ANTOLOGIA POÉTICA - Nelson Malzoni

 

Num mundo em que tudo tem um alto grau de relatividade, qual uma massa disforme e maleável, a depender de quem a confronte e das circunstâncias em que se dá o embate, um porto seguro, possivelmente, para além do proposto por Decartes, não é  que se pense, mas o que se pensa...

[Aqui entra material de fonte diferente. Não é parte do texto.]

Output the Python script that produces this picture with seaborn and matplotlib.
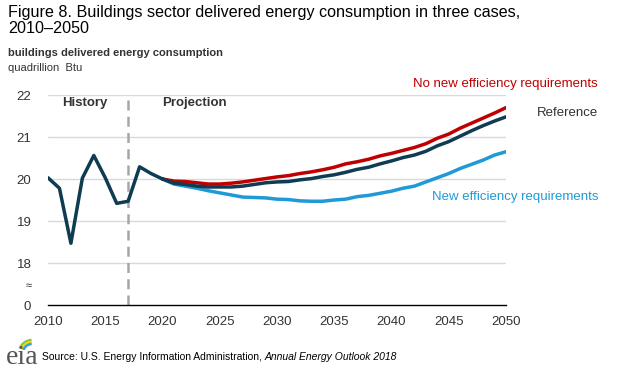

Lya Luft preconiza em um de seus livros que:

" As fomes que nos movem são a mola que leva nossas mãos à maçaneta da próxima porta ".

Mas, temos fome de quê?

Cada ser humano poderá identificar esta fome e ou necessidade consoante circunstâncias pelas quais estão submetidos... E por ingerência do significado que sua senciencia dá a elas, independentemente de quê tenham consciência plena a respeito do quê sentem, do porquê das sensações e de suas origens e consequências...
Assim, possivelmente correlacionam-se desejos e vontades!
Para além do pessimismo de Arthur Schopenhauer, como um traço de liberdade, ou como um avalista deste autor,  enquanto traço de servidão e submissão ao que tange ao sujeito em dada realidade; objetiva enquanto o envolve, e subjetiva enquanto é  sentimento, sensação, embutida em seu ser cognicente.
Assim, a história objetiva de um homem, é  aquela sentida, vivida, pelo seu corpo, que ocupa um espaço na geográfia do mundo, e um espaço dentro da tessitura social e cultural que rege este cenário em que se desenrola esta sua vivência... 
O direito de mobilidade dos corpos, pode trazer diferentes ingerências sobre eles, algumas de cunho particular, outras baseadas num consenso geral, e ou no senso comum...
Mas, seja como for, ainda serão circunstâncias sobrepondo-se a um corpo, que pensa, e que se pensa, e dá significação  própria, particular, a si mesmo e portanto às suas fomes, passíveis de serem transformadas em vontade ou não!
Estas considerações vieram à tona em minha mente a partir da leitura da obra "Antologia Poética" de Nelson Malzoni, editado pela Clube do Autor, 2° Edição, 2023.
Autor preto, de origem pobre, que a despeito de tudo soube encontrar um lugar no mundo...
Num mundo onde tudo é relativo, onde nossas fomes e ou vontades não  encontram facilmente maçanetas afáveis às urgências em nossas mãos...
Num mundo onde, possivelmente, a única certeza de um porto seguro é o que pensamos, e o como pensamos tudo aquilo que nos toca, o que tocamos, tendo em vista que este pensar nos individualiza...
Nesta Antologia Poética encontramos muito de um homem na flor da idade, com sede de vida, buscando suplantar suas deficiências...
Um homem que enxerga no outro pontos de luz, verdadeiros faróis a tornar mais seguros os caminhos a se trilhar...
Um homem que a despeito de suas conquistas, desconfia de si mesmo, e da luz que projeta.
Um homem que não se agiganta perante os outros, que os encara de olhos e peito abertos, irmanamente fraternos...
Nesta Antologia Poética temos sonhos, temos lutas, daquelas pedras de sisifo, rodadas ladeira abaixo, mas temos também amor, e esperança e festa!
Temos a festa sempre vivaz da vida, presente de Deus, que a fé do autor professa e manifesta...
E temos poesia!
Daquela que é o sumo bom de fruta fresca e madura...
Daquela que é voz de quem ocupa o seu lugar de fala...
Daquela que instiga tanto quanto assusta; afinal ao cabo da leitura desta Antologia Poética de Nelson Malzoni, quem não se indaga:
Qual é a fome deste homem, de seu coração e de sua alma, que parece que não come, que não dorme, vide o seu legado e a sua obra, e ainda assim declara:

" Eu vivi por todo esse tempo
  Por todos estes dias de alegria e aflição 
  Com contrição e um peso no coração 
  Por não ter dado o máximo de mim,
  Por não ter feito o melhor,
  E por chegar o fim...(...)"

Poeta, vate que toca tanto, muitos pontos de mim, quem teve por sorte ou por sina, encontrado a si mesmo neste mundo louco, e que pouco a pouco encontrou um mundo dentro de si?
Quantos conseguiram encontrar o dedo de Deus em si, ao invés de pensar-se apenas poeira de estrelas, quando muito?
Quantos ainda se questionam:
-Qual a parte que me cabe neste latifúndio?
A partir da leitura desta Antologia Poética de Nelson Malzoni, por inferência, lanço um questionamento: 
-Até quando o bem e o bom estará para além das mãos e do mundo dos homens?